Rick wants to wait for his friend to wake up so he can talk to him, see if he’ll join them at the prison, but Carl is anxious to go on a baby crib run. I thought this was lazy writing on the show’s part at first, to get Carl out of that room full of guns, but the crib is just an excuse he made up. What he’s really after is a photo of him, Rick, and Lori that he knows hung above the bar in a local café. It’s the only one that still exists. He wants his sister to have a picture of her mom. If he had just been honest with Rick, his dad could’ve offered to snap a pic of ghost Lori next time he saw her. Instead, Carl heads to the café, with Michonne right behind, and it’s chock full of zombies. Michonne remembers the rat bait traps, and they throw a couple into the café so the zombies will be distracted. (Speaking of which, Rick keeps saying that Morgan “wasn’t like this” before, but his survival tactics are smarter and more effective than any that we’ve seen from Rick’s crew or the Governor.)
That works for a little while, but then one of the rats escapes and Carl and Michonne have to flee without the photo. They have a moment where Michonne says she’ll get the photo for him as long as he waits outside. For the first time, Carl sees her for the invincible fighter with a tender heart that the show has been struggling to convince us she is. They still have a long way to go in terms of character development with her, but this episode definitely gave her more to work with than we’ve ever seen. The show cheats by having her disappear back into the zombie bar and then return a moment later, unbitten, unscratched, even un-hair-tousled, but whatever. It’s easier to let that stuff slide when the rest of the episode is working.
Morgan wakes up and is pretty buggy for a while. He doesn’t recognize Rick or he thinks he’s seeing a ghost, that Rick is dead. Rick finally convinces Morgan that it’s really him and then he hears the sad tale of how Morgan’s son, Duane, died. They were going on a food run and Morgan told Duane to stay outside. Then he heard Duane scream and ran back but it was too late. Morgan’s zombie wife, who he never managed to shoot, was attacking Duane. Morgan had waited too long and now Duane was dead. He asks Rick if his son is dead, too. When Rick says no, Morgan tells him, “He will be. People like you, the good people, they always die. The bad people die, too. But the weak people, the people like me, we have inherited the earth.”

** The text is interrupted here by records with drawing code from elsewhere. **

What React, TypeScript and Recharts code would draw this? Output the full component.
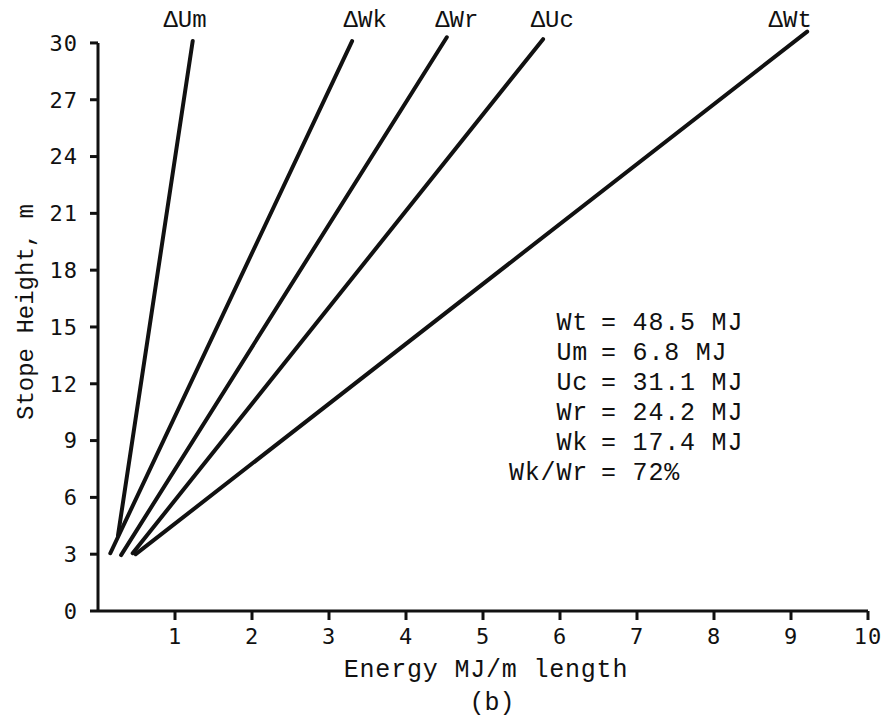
import { LineChart, Line, XAxis, YAxis, ReferenceDot, ReferenceLine } from 'recharts';

// each line: start point near 3 m, end point at ~30 m (MJ/m, m)
const umLine = [
  { x: 0.26, y: 4.0 },
  { x: 1.23, y: 30.1 },
];
const wkLine = [
  { x: 0.16, y: 3.05 },
  { x: 3.3, y: 30.1 },
];
const wrLine = [
  { x: 0.3, y: 2.95 },
  { x: 4.53, y: 30.3 },
];
const ucLine = [
  { x: 0.45, y: 3.05 },
  { x: 5.78, y: 30.2 },
];
const wtLine = [
  { x: 0.49, y: 3.0 },
  { x: 9.21, y: 30.6 },
];

const lineLabels = [
  { name: 'ΔUm', x: 1.13 },
  { name: 'ΔWk', x: 3.47 },
  { name: 'ΔWr', x: 4.66 },
  { name: 'ΔUc', x: 5.9 },
  { name: 'ΔWt', x: 8.99 },
];

const summaryNames = ['Wt', 'Um', 'Uc', 'Wr', 'Wk', 'Wk/Wr'];
const summaryValues = ['48.5 MJ', '6.8 MJ', '31.1 MJ', '24.2 MJ', '17.4 MJ', '72%'];

const yTicks = [0, 3, 6, 9, 12, 15, 18, 21, 24, 27, 30];
const xTicks = [1, 2, 3, 4, 5, 6, 7, 8, 9, 10];

const mono = '"Liberation Mono", "DejaVu Sans Mono", monospace';
const tickFont = '"DejaVu Sans Mono", monospace';
const ink = '#111';

export default function App() {
  return (
    <div style={{ position: 'absolute', left: 0, top: 0, width: 887, height: 724, background: '#fff' }}>
      <LineChart width={887} height={724} margin={{ top: 24, right: 19, bottom: 73, left: 38 }}>
        <XAxis
          type="number"
          dataKey="x"
          domain={[0, 10]}
          ticks={xTicks}
          height={40}
          allowDataOverflow
          stroke={ink}
          strokeWidth={3}
          tickSize={9}
          tickMargin={8}
          tick={{ fill: ink, fontFamily: tickFont, fontSize: 22, letterSpacing: 1 }}
        />
        <YAxis
          type="number"
          dataKey="y"
          domain={[0, 31]}
          ticks={yTicks}
          width={60}
          axisLine={false}
          stroke={ink}
          strokeWidth={3}
          tickSize={8}
          tickMargin={12}
          tick={{ fill: ink, fontFamily: tickFont, fontSize: 22, letterSpacing: 1 }}
        />
        <ReferenceLine
          segment={[
            { x: 0, y: 0 },
            { x: 0, y: 30 },
          ]}
          stroke={ink}
          strokeWidth={3}
          ifOverflow="visible"
        />
        <Line data={umLine} dataKey="y" stroke={ink} strokeWidth={4} strokeLinecap="round" dot={false} isAnimationActive={false} />
        <Line data={wkLine} dataKey="y" stroke={ink} strokeWidth={4} strokeLinecap="round" dot={false} isAnimationActive={false} />
        <Line data={wrLine} dataKey="y" stroke={ink} strokeWidth={4} strokeLinecap="round" dot={false} isAnimationActive={false} />
        <Line data={ucLine} dataKey="y" stroke={ink} strokeWidth={4} strokeLinecap="round" dot={false} isAnimationActive={false} />
        <Line data={wtLine} dataKey="y" stroke={ink} strokeWidth={4} strokeLinecap="round" dot={false} isAnimationActive={false} />
        {lineLabels.map((l) => (
          <ReferenceDot
            key={l.name}
            x={l.x}
            y={31.3}
            r={0}
            ifOverflow="visible"
            label={{ value: l.name, position: 'center', fill: ink, fontFamily: mono, fontSize: 24 }}
          />
        ))}
        <text
          x={26}
          y={312}
          transform="rotate(-90 26 312)"
          textAnchor="middle"
          dominantBaseline="central"
          fill={ink}
          fontFamily={mono}
          fontSize={24}
        >
          Stope Height, m
        </text>
        <text x={486} y={677} textAnchor="middle" fill={ink} fontFamily={mono} fontSize={25} letterSpacing={0.8}>
          Energy MJ/m length
        </text>
        <text x={492} y={710} textAnchor="middle" fill={ink} fontFamily={mono} fontSize={25}>
          (b)
        </text>
        {summaryNames.map((n, i) => (
          <g key={n}>
            <text x={588} y={330 + i * 30} textAnchor="end" fill={ink} fontFamily={mono} fontSize={25} letterSpacing={0.8}>
              {n}
            </text>
            <text x={601} y={330 + i * 30} textAnchor="start" fill={ink} fontFamily={mono} fontSize={25} letterSpacing={0.8}>
              {'= ' + summaryValues[i]}
            </text>
          </g>
        ))}
      </LineChart>
    </div>
  );
}
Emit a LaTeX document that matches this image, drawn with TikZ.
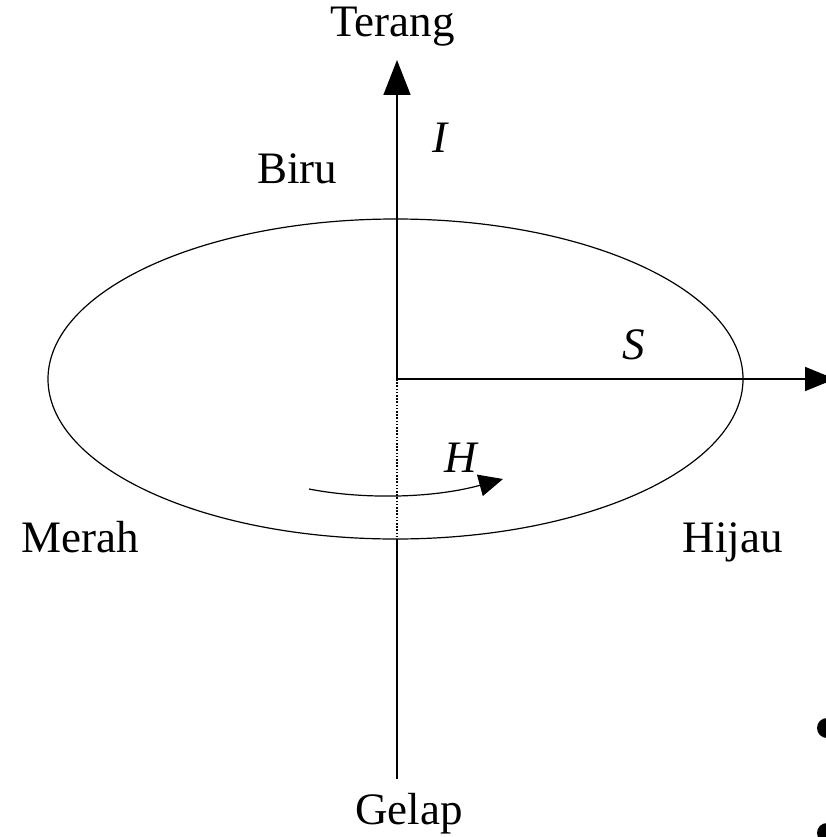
\documentclass[tikz,border=0pt]{standalone}
\usepackage{fontspec}
\setmainfont{Liberation Serif}
\usetikzlibrary{arrows.meta}
\tikzset{
  lbl/.style={anchor=base, inner sep=0pt, font=\fontsize{45}{54}\selectfont},
  ilbl/.style={lbl, font=\fontsize{45}{54}\selectfont\itshape},
  axis/.style={line width=1.6pt, black},
  bighead/.style={-{Triangle[length=35pt,width=27pt]}},
  midhead/.style={-{Triangle[length=30pt,width=24pt]}},
  smallhead/.style={-{Triangle[length=24pt,width=22pt]}},
}
\begin{document}
\begin{tikzpicture}[x=1pt,y=-1pt]
\useasboundingbox (0,0) rectangle (825,837);
% coordinates
\coordinate (O) at (397,379);
\coordinate (top) at (397,60);
\coordinate (ebot) at (397,539);
\coordinate (bot) at (397,779);
\coordinate (right) at (835,379);
% ellipse
\draw[line width=1.2pt] (395.5,379) ellipse [x radius=347.5, y radius=160];
% axes
\draw[axis, bighead] (O) -- (top);
\draw[axis, midhead] (O) -- (right);
\draw[line width=1.2pt, dash pattern=on 1.6pt off 1.6pt] (O) -- (ebot);
\draw[axis] (ebot) -- (bot);
% hue arrow
\coordinate (hs) at (309,489);
\coordinate (he) at (503,479);
\draw[line width=1.2pt, smallhead] (hs) .. controls (360,499) and (430,499) .. (he);
% labels
\node[lbl] (terang) at (392.5,37) {Terang};
\node[lbl] (gelap) at (409,824) {Gelap};
\node[lbl] (biru) at (297,183) {Biru};
\node[lbl] (merah) at (80.5,552) {Merah};
\node[lbl] (hijau) at (732.5,552) {Hijau};
\node[ilbl] (I) at (440,153) {I};
\node[ilbl] (S) at (634,359) {S};
\node[ilbl] (H) at (461,472) {H};
% bullets
\fill (827,728) circle (10);
\fill (827,833) circle (10);
\end{tikzpicture}
\end{document}
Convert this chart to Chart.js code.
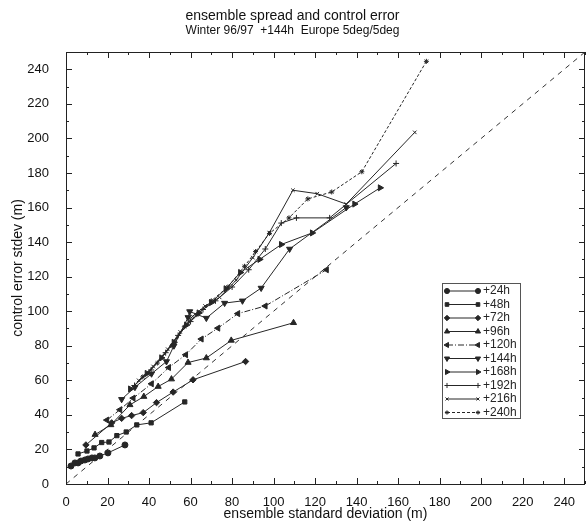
<!DOCTYPE html>
<html>
<head>
<meta charset="utf-8">
<script src="https://cdn.jsdelivr.net/npm/chart.js@4.4.1/dist/chart.umd.min.js"></script>
<style>
  html, body { margin: 0; padding: 0; background: #fff; }
  #wrap { width: 586px; height: 528px; }
</style>
</head>
<body>
<div id="wrap"><canvas id="chart" width="586" height="528"></canvas></div>
<script>
// forecast steps shown in the legend
const steps = ['+24h', '+48h', '+72h', '+96h', '+120h', '+144h', '+168h', '+192h', '+216h', '+240h'];

// [ensemble std dev, control error stdev] pairs
const h24 = [[2.4, 10.4], [4.3, 12.2], [5.8, 12.2], [7.2, 13.3], [9.1, 13.9], [10.6, 14.5], [12.5, 15.1], [13.9, 15.1], [16.3, 16.2], [20.2, 18.0], [28.4, 22.6]];
const h48 = [[5.8, 17.4], [10.1, 19.1], [13.5, 20.9], [17.2, 24.0], [20.7, 24.3], [24.5, 28.0], [29.0, 30.1], [34.1, 34.2], [41.0, 35.4], [57.2, 47.5]];
const h72 = [[9.6, 22.6], [22.0, 35.4], [26.8, 38.0], [31.6, 39.6], [37.2, 41.3], [43.6, 47.1], [51.6, 53.2], [61.2, 60.3], [86.5, 70.9]];
const h96 = [[14.0, 28.6], [21.6, 34.2], [30.8, 45.8], [37.5, 50.6], [44.4, 56.4], [50.8, 60.7], [58.8, 70.3], [67.6, 72.9], [79.6, 83.1], [109.6, 93.3]];
const h120 = [[19.7, 37.0], [26.0, 43.0], [32.4, 49.7], [41.2, 58.0], [49.5, 67.4], [57.7, 74.8], [65.2, 83.9], [73.2, 90.2], [82.8, 98.6], [96.0, 103.0], [125.5, 124.0]];
const h144 = [[26.8, 49.0], [33.2, 56.0], [41.2, 63.8], [48.4, 70.9], [52.0, 80.0], [58.8, 96.4], [59.6, 99.8], [67.6, 96.0], [76.4, 104.7], [85.0, 106.0], [94.0, 113.4], [107.7, 136.0], [135.0, 160.0]];
const h168 = [[31.0, 55.0], [39.0, 64.0], [46.0, 73.0], [52.0, 82.0], [58.0, 92.0], [64.0, 99.0], [70.0, 105.0], [77.0, 113.0], [84.0, 122.4], [93.3, 130.0], [103.7, 138.6], [118.6, 145.3], [139.0, 162.0], [151.3, 171.4]];
const h192 = [[33.0, 57.0], [41.0, 66.0], [48.0, 76.0], [54.0, 86.0], [60.0, 94.0], [66.0, 101.0], [72.0, 106.0], [80.0, 114.0], [88.0, 124.0], [96.0, 136.0], [103.7, 151.0], [111.0, 154.0], [127.0, 154.0], [159.0, 185.5]];
const h216 = [[35.0, 60.0], [42.0, 68.0], [49.0, 78.0], [55.0, 88.0], [61.0, 97.0], [67.0, 103.0], [74.0, 108.0], [82.0, 118.0], [90.0, 131.0], [98.0, 145.5], [109.3, 170.0], [121.0, 168.0], [135.0, 162.0], [168.0, 203.5]];
const h240 = [[37.0, 62.0], [44.0, 70.0], [51.0, 80.0], [57.0, 91.0], [63.0, 98.0], [70.0, 106.0], [78.0, 114.0], [86.0, 126.0], [91.3, 134.5], [98.0, 145.0], [107.4, 154.0], [116.5, 165.0], [128.0, 169.0], [142.5, 180.7], [173.6, 244.6]];

// reference line y = x
const diagonal = [0, 250];

const xTicks = [0, 20, 40, 60, 80, 100, 120, 140, 160, 180, 200, 220, 240];
const yTicks = [0, 20, 40, 60, 80, 100, 120, 140, 160, 180, 200, 220, 240];

const allSeries = [h24, h48, h72, h96, h120, h144, h168, h192, h216, h240];

// marker look per step
const markerStyle = [
    { style: 'circle', rot: 0, r: 3 },
    { style: 'rect', rot: 0, r: 3 },
    { style: 'rectRot', rot: 0, r: 3.2 },
    { style: 'triangle', rot: 0, r: 3.5 },
    { style: 'triangle', rot: -90, r: 3.5 },
    { style: 'triangle', rot: 180, r: 3.5 },
    { style: 'triangle', rot: 90, r: 3.5 },
    { style: 'cross', rot: 0, r: 3 },
    { style: 'crossRot', rot: 0, r: 2.5 },
    { style: 'star', rot: 0, r: 2.5 }
];
const lineDash = [[], [], [], [], [6, 2, 1, 2], [], [], [], [], [3, 2]];
const ink = '#262626';

const datasets = allSeries.map((pts, i) => ({
    label: steps[i],
    data: pts.map(p => ({ x: p[0], y: p[1] })),
    showLine: true,
    borderColor: ink,
    backgroundColor: ink,
    borderWidth: 1,
    borderDash: lineDash[i],
    pointStyle: markerStyle[i].style,
    rotation: markerStyle[i].rot,
    pointRadius: markerStyle[i].r,
    pointBorderWidth: 1,
    tension: 0
}));

datasets.push({
    label: 'diag',
    data: diagonal.map(v => ({ x: v, y: v })),
    showLine: true,
    borderColor: '#333',
    borderWidth: 1,
    borderDash: [5, 5],
    pointRadius: 0,
    order: 20
});

// frame with inward major/minor ticks on all four sides
const framePlugin = {
    id: 'frame',
    afterDatasetsDraw(chart) {
        const { ctx, chartArea: a, scales } = chart;
        ctx.save();
        ctx.strokeStyle = '#222';
        ctx.lineWidth = 1;
        ctx.strokeRect(Math.round(a.left) + 0.5, Math.round(a.top) + 0.5, Math.round(a.right - a.left) - 1, Math.round(a.bottom - a.top));
        ctx.beginPath();
        for (let v = 0; v <= 250; v += 10) {
            const len = v % 20 === 0 ? 6 : 3;
            const px = Math.round(scales.x.getPixelForValue(v)) + 0.5;
            ctx.moveTo(px, a.bottom); ctx.lineTo(px, a.bottom - len);
            ctx.moveTo(px, a.top); ctx.lineTo(px, a.top + len);
            const py = Math.round(scales.y.getPixelForValue(v)) + 0.5;
            ctx.moveTo(a.left, py); ctx.lineTo(a.left + len, py);
            ctx.moveTo(a.right, py); ctx.lineTo(a.right - len, py);
        }
        ctx.stroke();
        ctx.restore();
    }
};

// legend box inside the plot, lower right
const legendPlugin = {
    id: 'boxLegend',
    afterDraw(chart) {
        const { ctx, chartArea: a } = chart;
        const left = a.right - 143, top = a.top + 231, w = 78, h = 135;
        ctx.save();
        ctx.strokeStyle = '#555';
        ctx.lineWidth = 1;
        ctx.strokeRect(left + 0.5, top + 0.5, w, h);
        ctx.font = '12px "Liberation Sans", Arial, sans-serif';
        ctx.textBaseline = 'middle';
        steps.forEach((s, i) => {
            const y = top + 8 + i * 13.5;
            const x0 = left + 5, x1 = left + 36;
            ctx.strokeStyle = ink;
            ctx.setLineDash(lineDash[i]);
            ctx.beginPath();
            ctx.moveTo(x0, y); ctx.lineTo(x1, y);
            ctx.stroke();
            ctx.setLineDash([]);
            ctx.fillStyle = ink;
            const opt = { pointStyle: markerStyle[i].style, rotation: markerStyle[i].rot, radius: markerStyle[i].r * 0.85, borderWidth: 1 };
            Chart.helpers.drawPoint(ctx, opt, x0, y);
            Chart.helpers.drawPoint(ctx, opt, x1, y);
            ctx.fillText(s, x1 + 5, y);
        });
        ctx.restore();
    }
};

const tickFont = { family: '"Liberation Sans", Arial, sans-serif', size: 13 };

new Chart(document.getElementById('chart'), {
    type: 'scatter',
    data: { datasets },
    options: {
        responsive: false,
        animation: false,
        devicePixelRatio: 1,
        layout: { autoPadding: false, padding: { left: 0, right: 1, top: 0, bottom: 0 } },
        plugins: {
            legend: { display: false },
            tooltip: { enabled: false },
            title: {
                display: true,
                text: 'ensemble spread and control error',
                color: '#111',
                font: { family: '"Liberation Sans", Arial, sans-serif', size: 14, weight: 'normal', lineHeight: 1 },
                padding: { top: 9, bottom: 0 }
            },
            subtitle: {
                display: true,
                text: 'Winter 96/97  +144h  Europe 5deg/5deg',
                color: '#111',
                font: { family: '"Liberation Sans", Arial, sans-serif', size: 12, lineHeight: 1 },
                padding: { top: 2, bottom: 15 }
            }
        },
        scales: {
            x: {
                type: 'linear',
                min: 0,
                max: 250,
                afterBuildTicks: s => { s.ticks = xTicks.map(v => ({ value: v })); },
                afterFit: s => { s.height = 44; },
                grid: { display: false },
                border: { display: false },
                ticks: { color: '#111', font: tickFont, padding: 3, maxRotation: 0, autoSkip: false },
                title: {
                    display: true,
                    text: 'ensemble standard deviation (m)',
                    color: '#111',
                    font: { family: '"Liberation Sans", Arial, sans-serif', size: 14 },
                    padding: { top: 2, bottom: 5 }
                }
            },
            y: {
                type: 'linear',
                min: 0,
                max: 250,
                afterBuildTicks: s => { s.ticks = yTicks.map(v => ({ value: v })); },
                afterFit: s => { s.width = 66; },
                grid: { display: false },
                border: { display: false },
                ticks: { color: '#111', font: tickFont, padding: 9, autoSkip: false },
                title: {
                    display: true,
                    text: 'control error stdev (m)',
                    color: '#111',
                    font: { family: '"Liberation Sans", Arial, sans-serif', size: 14 },
                    padding: { top: 10, bottom: 4 }
                }
            }
        }
    },
    plugins: [framePlugin, legendPlugin]
});
</script>
</body>
</html>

On another episode, it might have sounded schlocky, but something about Morgan as a character has always worked. He’s more grounded, even when he’s off his rocker, by a core of real feeling. I believe that he cared about his his family in a way that I rarely buy anyone on this show does. It’s also hard to argue with his logic about everyone eventually getting bit. Michonne left Carl on his own outside the café in order to protect him. It worked this time, but Duane died because Morgan did the same thing. There’s no real way of staying safe.
Rick wants Morgan to come with them to the prison, to start over, but Morgan won’t. Rick tells him, “You’re not seeing things right, but you can come back from this. I know you can. You have to. This can’t be it. It can’t be.” It’s a pep talk to Morgan, but Rick needs to convince himself as well. Morgan tells him his job is to clear the dead zombie bodies: “That’s why I didn’t die today. That’s the sign.” Michonne and Carl come back with their decoy crib, and they all pick up a bag of guns and some ammo and load it into the car. Carl tells his dad that he likes Michonne now. Michonne and Rick have a bonding moment about talking to dead people. The show briefly turns into a Lethal Weapon–like action comedy where Rick’s all, “You drive. I see things.” They drive past the guy from earlier, the one with the pack, although now he’s been torn apart by zombies. They stop the car, grab his stuff, drive on.